Critical Behavior of the Two-Dimensional Randomly Driven Lattice Gas

TL;DR

This study examines the critical behavior of a two-dimensional lattice gas driven randomly, revealing it belongs to a different universality class than the constant-driven lattice gas, with distinct finite-size scaling properties.

Contribution

It provides new evidence that the randomly driven lattice gas is not in the same universality class as the constant-driven model, challenging previous assumptions.

Findings

FSS functions differ from mean-field predictions.

FSS is achieved with fixed aspect ratio and anisotropy exponent 1.

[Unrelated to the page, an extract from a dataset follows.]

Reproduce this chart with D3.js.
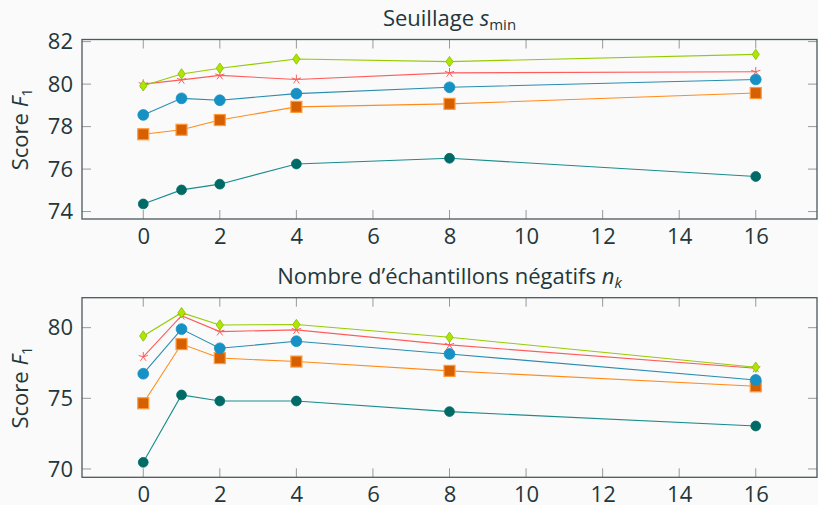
<!DOCTYPE html>
<html>
<head>
<meta charset="utf-8">
<script src="https://cdn.jsdelivr.net/npm/d3@7"></script>
<style>
  body { margin: 0; background: #fafafa; }
  svg { display: block; font-family: "Open Sans", sans-serif; }
</style>
</head>
<body>
<svg id="chart" width="818" height="505"></svg>
<script>
// x values (shared by both panels)
var xValues = [0, 1, 2, 4, 8, 16];
var xTicks = [0, 2, 4, 6, 8, 10, 12, 14, 16];

// panel 1 : Seuillage s_min
var topTeal   = [74.36, 75.02, 75.29, 76.24, 76.51, 75.65];
var topOrange = [77.64, 77.85, 78.31, 78.93, 79.07, 79.58];
var topBlue   = [78.55, 79.33, 79.24, 79.55, 79.85, 80.22];
var topRed    = [80.00, 80.20, 80.41, 80.22, 80.53, 80.58];
var topGreen  = [79.92, 80.48, 80.75, 81.18, 81.06, 81.40];
var topYTicks = [74, 76, 78, 80, 82];

// panel 2 : Nombre d'échantillons négatifs n_k
var botTeal   = [70.47, 75.24, 74.81, 74.81, 74.06, 73.04];
var botOrange = [74.65, 78.84, 77.85, 77.60, 76.94, 75.85];
var botBlue   = [76.74, 79.90, 78.54, 79.04, 78.14, 76.30];
var botRed    = [77.93, 80.85, 79.72, 79.84, 78.78, 77.13];
var botGreen  = [79.41, 81.06, 80.19, 80.22, 79.32, 77.20];
var botYTicks = [70, 75, 80];

var textColor = '#23373b';
var fontSize = 22;
var subSize = 15;

// series styles
var styles = [
  { key: 'teal',   line: '#1a8c8c', fill: '#006b66', stroke: '#006b66', shape: 'circle', size: 4.9 },
  { key: 'orange', line: '#ff8c1a', fill: '#d66000', stroke: '#ff9a3a', shape: 'square', size: 11 },
  { key: 'blue',   line: '#2a8db0', fill: '#1790c4', stroke: '#1790c4', shape: 'circle', size: 5.4 },
  { key: 'red',    line: '#ff5c5c', fill: 'none',    stroke: '#ff5c5c', shape: 'star',   size: 4.8 },
  { key: 'green',  line: '#95cc00', fill: '#aee600', stroke: '#88bb00', shape: 'diamond', size: 5.2 }
];

var svg = d3.select('#chart');

function drawPanel(cfg) {
  var g = svg.append('g');
  var xScale = d3.scaleLinear().domain([-1.6, 17.6]).range([cfg.left, cfg.right]);
  var yScale = d3.scaleLinear().domain(cfg.yDomain).range([cfg.bottom, cfg.top]);
  var tl = 9;

  // inner ticks (both sides)
  g.append('g').selectAll('line')
    .data(xTicks).enter().append('line')
    .attr('x1', d => xScale(d)).attr('x2', d => xScale(d))
    .attr('y1', cfg.bottom).attr('y2', cfg.bottom - tl)
    .attr('stroke', '#999').attr('stroke-width', 1);
  g.append('g').selectAll('line')
    .data(xTicks).enter().append('line')
    .attr('x1', d => xScale(d)).attr('x2', d => xScale(d))
    .attr('y1', cfg.top).attr('y2', cfg.top + tl)
    .attr('stroke', '#999').attr('stroke-width', 1);
  g.append('g').selectAll('line')
    .data(cfg.yTicks).enter().append('line')
    .attr('x1', cfg.left).attr('x2', cfg.left + tl)
    .attr('y1', d => yScale(d)).attr('y2', d => yScale(d))
    .attr('stroke', '#999').attr('stroke-width', 1);
  g.append('g').selectAll('line')
    .data(cfg.yTicks).enter().append('line')
    .attr('x1', cfg.right).attr('x2', cfg.right - tl)
    .attr('y1', d => yScale(d)).attr('y2', d => yScale(d))
    .attr('stroke', '#999').attr('stroke-width', 1);

  // tick labels via d3 axes (tick lines hidden)
  var xAxis = g.append('g')
    .attr('transform', `translate(0,${cfg.bottom})`)
    .call(d3.axisBottom(xScale).tickValues(xTicks).tickSize(0).tickPadding(9));
  xAxis.select('.domain').remove();
  var yAxis = g.append('g')
    .attr('transform', `translate(${cfg.left},0)`)
    .call(d3.axisLeft(yScale).tickValues(cfg.yTicks).tickSize(0).tickPadding(9));
  yAxis.select('.domain').remove();
  g.selectAll('.tick text')
    .attr('fill', textColor)
    .attr('font-size', fontSize)
    .attr('font-family', '"Open Sans", sans-serif');

  // box
  g.append('rect')
    .attr('x', cfg.left).attr('y', cfg.top)
    .attr('width', cfg.right - cfg.left).attr('height', cfg.bottom - cfg.top)
    .attr('fill', 'none').attr('stroke', '#4b5a5e').attr('stroke-width', 1.3);

  // lines + markers
  var line = d3.line().x((d, i) => xScale(xValues[i])).y(d => yScale(d));
  cfg.series.forEach(function (vals, si) {
    var st = styles[si];
    g.append('path').datum(vals)
      .attr('d', line)
      .attr('fill', 'none')
      .attr('stroke', st.line)
      .attr('stroke-width', 1.1);
    var m = g.append('g').selectAll('g')
      .data(vals).enter().append('g')
      .attr('transform', (d, i) => `translate(${xScale(xValues[i])},${yScale(d)})`);
    if (st.shape === 'circle') {
      m.append('circle').attr('r', st.size).attr('fill', st.fill).attr('stroke', st.stroke).attr('stroke-width', 0.8);
    } else if (st.shape === 'square') {
      m.append('rect').attr('x', -st.size / 2).attr('y', -st.size / 2)
        .attr('width', st.size).attr('height', st.size)
        .attr('fill', st.fill).attr('stroke', st.stroke).attr('stroke-width', 1.2);
    } else if (st.shape === 'diamond') {
      var s = st.size;
      m.append('path').attr('d', `M0,${-s}L${s * 0.7},0L0,${s}L${-s * 0.7},0Z`)
        .attr('fill', st.fill).attr('stroke', st.stroke).attr('stroke-width', 0.8);
    } else if (st.shape === 'star') {
      var r = st.size, p = '';
      for (var k = 0; k < 5; k++) {
        var a = -Math.PI / 2 + k * 2 * Math.PI / 5;
        p += `M0,0L${r * Math.cos(a)},${r * Math.sin(a)}`;
      }
      m.append('path').attr('d', p).attr('fill', 'none').attr('stroke', st.stroke).attr('stroke-width', 1);
    }
  });

  // title
  var title = g.append('text')
    .attr('x', (cfg.left + cfg.right) / 2).attr('y', cfg.top - 14)
    .attr('text-anchor', 'middle').attr('fill', textColor)
    .attr('font-size', fontSize);
  cfg.title(title);

  // y label
  var yl = g.append('text')
    .attr('transform', `translate(28,${(cfg.top + cfg.bottom) / 2}) rotate(-90)`)
    .attr('text-anchor', 'middle').attr('fill', textColor)
    .attr('font-size', fontSize);
  yl.append('tspan').text('Score ');
  yl.append('tspan').attr('font-style', 'italic').text('F');
  yl.append('tspan').attr('font-size', subSize).attr('dy', 4).text('1');
}

drawPanel({
  left: 82, right: 817, top: 39.5, bottom: 219,
  yDomain: [73.65, 82.1], yTicks: topYTicks,
  series: [topTeal, topOrange, topBlue, topRed, topGreen],
  title: function (t) {
    t.append('tspan').text('Seuillage ');
    t.append('tspan').attr('font-style', 'italic').text('s');
    t.append('tspan').attr('font-size', subSize).attr('dy', 4).text('min');
  }
});

drawPanel({
  left: 82, right: 817, top: 297.7, bottom: 477.3,
  yDomain: [69.41, 82.12], yTicks: botYTicks,
  series: [botTeal, botOrange, botBlue, botRed, botGreen],
  title: function (t) {
    t.append('tspan').text('Nombre d\u2019échantillons négatifs ');
    t.append('tspan').attr('font-style', 'italic').text('n');
    t.append('tspan').attr('font-style', 'italic').attr('font-size', subSize).attr('dy', 4).text('k');
  }
});
</script>
</body>
</html>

Transverse Binder cumulant remains non-zero at criticality.

Abstract

We investigate the critical behavior of the two-dimensional randomly driven lattice gas, in which particles are driven along one of the lattice axes by an infinite external field with randomly changing sign. A finite-size scaling (FSS) analysis provides novel evidences that this model is not in the same universality class as the driven lattice gas with a constant drive (DLG), contrarily to what has been recently reported in the literature. Indeed, the FSS functions of transverse observables (i.e., related to order-parameter fluctuations with wave vector perpendicular to the direction of the field) differ from the mean-field behavior predicted and observed within the DLG universality class. At variance with the DLG case, FSS is attained on lattices with fixed aspect ratio and anisotropy exponent equal to 1 and the transverse Binder cumulant does not vanish at the critical point.